GRASS VALLEY, Calif. April 24, 2017 – The 33rd annual edition of Nevada County’s largest quilt show will take place on Saturday, May 6 and Sunday, May 7 from 10 a.m. to 4 p.m. each day. More than 200 quilts, both old and new, will be displayed as Pine Tree Quilt Guild presents “Springtime in the Pines” at the beautiful Nevada County Fairgrounds in Grass Valley. Admission is $7 with children under 12 free. There is no charge for parking and a free shuttle operates between buildings.

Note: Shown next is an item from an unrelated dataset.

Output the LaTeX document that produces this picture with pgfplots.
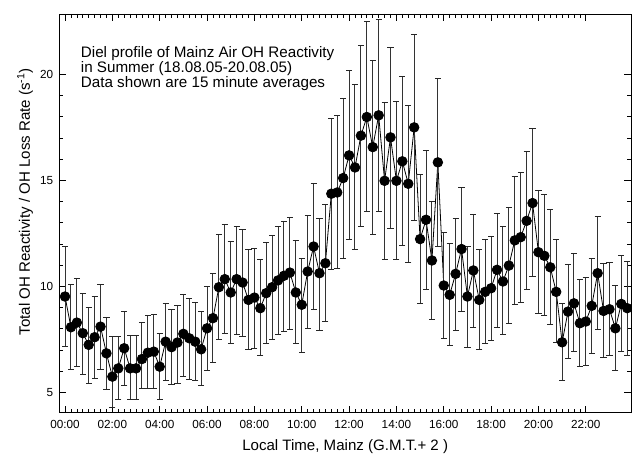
\documentclass[border=0pt]{standalone}
\usepackage{fontspec}
\setmainfont{Liberation Sans}
\setsansfont{Liberation Sans}
\usepackage{pgfplots}
\pgfplotsset{compat=1.18}
\usepackage{pgfplotstable}

\pgfplotstableread{
x y ep em
0.00 9.52 2.36 2.36
0.25 8.07 2.00 1.98
0.50 8.29 2.10 2.05
0.75 7.79 1.89 1.97
1.00 7.24 1.78 1.81
1.25 7.60 1.92 1.94
1.50 8.10 2.00 2.01
1.75 6.84 1.70 1.70
2.00 5.74 1.89 1.45
2.25 6.13 1.50 1.49
2.50 7.08 1.73 1.77
2.75 6.13 1.53 1.49
3.00 6.13 1.53 1.49
3.25 6.57 1.72 1.38
3.50 6.87 1.74 1.68
3.75 6.92 1.73 1.73
4.00 6.21 1.58 1.54
4.25 7.39 1.81 1.81
4.50 7.13 1.76 1.78
4.75 7.35 1.73 1.92
5.00 7.76 1.84 1.99
5.25 7.55 1.89 1.94
5.50 7.39 1.85 1.81
5.75 7.03 1.78 1.73
6.00 8.02 1.97 2.00
6.25 8.50 2.12 2.10
6.50 9.96 2.47 2.46
6.75 10.34 2.57 2.55
7.00 9.71 2.41 2.40
7.25 10.34 2.49 2.63
7.50 10.18 2.52 2.55
7.75 9.36 2.36 2.36
8.00 9.47 2.33 2.39
8.25 8.97 2.28 2.21
8.50 9.68 2.39 2.37
8.75 9.96 2.43 2.49
9.00 10.28 2.55 2.57
9.25 10.50 2.56 2.63
9.50 10.65 2.62 2.67
9.75 9.71 2.46 2.40
10.00 9.13 2.20 2.26
10.25 10.70 2.63 2.68
10.50 11.88 2.96 2.96
10.75 10.62 2.60 2.68
11.00 11.09 2.76 2.75
11.25 14.37 3.57 3.56
11.50 14.43 3.63 3.57
11.75 15.11 3.73 3.78
12.00 16.18 4.02 3.98
12.25 15.61 3.89 3.89
12.50 17.11 4.27 4.28
12.75 17.99 4.52 4.45
13.00 16.57 4.10 4.14
13.25 18.07 4.52 4.53
13.50 14.98 3.71 3.73
13.75 17.03 4.22 4.28
14.00 14.98 3.75 3.73
14.25 15.90 3.98 3.99
14.50 14.84 3.69 3.71
14.75 17.50 4.38 4.39
15.00 12.23 3.04 3.06
15.25 13.14 3.28 3.27
15.50 11.22 2.78 2.80
15.75 15.85 3.98 3.97
16.00 10.04 2.50 2.49
16.25 9.60 2.40 2.40
16.50 10.59 2.63 2.65
16.75 11.76 2.91 2.95
17.00 9.52 2.36 2.39
17.25 10.75 2.66 2.68
17.50 9.36 2.36 2.33
17.75 9.74 2.46 2.43
18.00 9.91 2.44 2.47
18.25 10.78 2.68 2.71
18.50 10.23 2.60 2.52
18.75 10.98 2.74 2.75
19.00 12.17 3.02 3.04
19.25 12.32 3.07 3.08
19.50 13.09 3.28 3.26
19.75 13.93 3.50 3.47
20.00 11.61 2.90 2.88
20.25 11.44 2.88 2.83
20.50 10.90 2.71 2.72
20.75 9.74 2.46 2.39
21.00 7.36 1.84 1.81
21.25 8.81 2.21 2.20
21.50 9.20 2.34 2.28
21.75 8.26 2.05 2.05
22.00 8.34 2.09 2.08
22.25 9.08 2.25 2.27
22.50 10.62 2.68 2.64
22.75 8.84 2.22 2.19
23.00 8.92 2.21 2.20
23.25 8.02 2.00 2.00
23.50 9.17 2.27 2.25
23.75 8.97 2.20 2.21
}\ohdata

\begin{document}
\begin{tikzpicture}
\begin{axis}[name=ax, scale only axis, width=428.75pt, height=299pt,
 xmin=-0.24, xmax=23.91, ymin=4.04, ymax=22.85,
 xtick={0,2,4,6,8,10,12,14,16,18,20,22},
 xticklabels={00:00,02:00,04:00,06:00,08:00,10:00,12:00,14:00,16:00,18:00,20:00,22:00},
 minor x tick num=7,
 ytick={5,10,15,20}, minor y tick num=4,
 tick align=inside, major tick length=5pt, minor tick length=2.8pt,
 /pgf/number format/assume math mode=true,
 ticklabel style={font=\fontsize{8.8}{10}\selectfont, inner sep=0pt},
 xticklabel style={anchor=center, yshift=-8.6pt},
 yticklabel style={anchor=east, xshift=-4.4pt},
 xlabel={Local Time, Mainz (G.M.T.+ 2 )},
 ylabel={Total OH Reactivity / OH Loss Rate (s\textsuperscript{-1})},
 label style={font=\fontsize{11.3}{13}\selectfont},
 xlabel style={at={([yshift=-25.5pt]axis description cs:0.5,0)}, anchor=center},
 ylabel style={at={([xshift=-25.7pt,yshift=8.8pt]axis description cs:0,0.5)}, anchor=center},
 axis line style={line width=0.6pt},
 every tick/.style={black, line width=0.5pt},
]
\addplot[black, line width=0.6pt, mark=*, mark size=3.6pt, mark options={fill=black},
 error bars/.cd, y dir=both, y explicit,
 error mark=-,
 error bar style={black!80, line width=0.75pt},
 error mark options={rotate=90, black!85, mark size=2.3pt, line width=0.75pt}]
 table[x=x, y=y, y error plus=ep, y error minus=em]{\ohdata};
\node[anchor=base west, font=\fontsize{11.4}{13}\selectfont, inner sep=0pt] at ([xshift=16pt,yshift=-32.3pt]rel axis cs:0,1) {Diel profile of Mainz Air OH Reactivity};
\node[anchor=base west, font=\fontsize{11.4}{13}\selectfont, inner sep=0pt] at ([xshift=16pt,yshift=-43.9pt]rel axis cs:0,1) {in Summer (18.08.05-20.08.05)};
\node[anchor=base west, font=\fontsize{11.4}{13}\selectfont, inner sep=0pt] at ([xshift=16pt,yshift=-55.5pt]rel axis cs:0,1) {Data shown are 15 minute averages};
\end{axis}
\pgfresetboundingbox
\path[use as bounding box] ([shift={(-44.5pt,-31pt)}]ax.south west) rectangle ([shift={(0.75pt,10.5pt)}]ax.north east);
\end{tikzpicture}
\end{document}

The featured exhibit, called “Honoring our Quilting Foremothers”, will showcase 34 vintage quilts dating from the mid-1800’s to the 1960’s, chosen by committee members Margaret Boothby, Susan Hopkins and Karla Rogers. Famous quilting foremothers like Harriet Powers, Marie Webster and Ruby McKim will be honored. Included in the exhibit will be brief explanations of the quilts and the foremothers who created them, with committee members available to answer questions and discuss the rich history of quilt making. Visitors will come away with a better appreciation of what women in the past were able to create and, as they view the main body of the show, to see how today’s quilts carry on that tradition.
Local owners of vintage quilts will have a unique opportunity to obtain a professional appraisal during both days of the quilt show. Julie Silber, one of the world’s most respected quilt experts, will offer either oral or written appraisals of pre-1960’s quilts. The written appraisals can be used to determine monetary value for insurance, charitable donation, estate assessment and current fair market purposes. Appointments are recommended to insure service, while walk-ins will be taken as time permits. Oral appraisals are $25 and written ones cost $85. To make an appraisal appointment, send an email to firstname.lastname@example.org or call 530-575-8433.
“Crossroads in the Pines” is the large 2017 Opportunity Quilt constructed by Frances O’Brien, Lois Hodges, Mary Serpa and Trudie Ferreira and quilted by Susie Hardy from a pattern by Judy Martin. The project took 6 ½ months to complete, with over 200 fabrics used to make the 7,600 pieces in the quilt. The drawing for this quilt will be held at 3 p.m. on Sunday. Another popular drawing on Sunday afternoon is for overstuffed baskets containing quilting items, books, fabrics and goodies of all sorts.
Fifteen vendors will sell quilting fabrics, patterns, machines and tools, as well as comfortable footwear, design walls and beads and buttons for embellishment. Several will be giving away door prizes or have special discounts for the show. Country Store will be filled with previously owned merchandise at bargain prices. Scissor sharpening will be available on Sunday only for a nominal fee, with proceeds to benefit Community Service.
New to the show this year is a Boutique where members offer a wide variety of handcrafted items for sale, including dolls, tote bags, table runners, novelty pincushions, baby items and two antique quilts. Demonstrations of interesting techniques like paint-on-fabric will inspire and inform. Quilters Café will have delicious sandwiches, salads, drinks and homemade desserts available for purchase.
“Springtime in the Pines” is non-profit Pine Tree Quilt Guild’s largest fundraiser and enables the Guild to fund informative programs and workshops and an active Community Service outreach that gives away hundreds of quilts, Christmas stockings, walker bags and pillowcases each year. Recipients of almost 200 quilts in 2016 include victims of fire and natural disaster, veterans, homeless, foster youth, seniors, babies, and children at risk.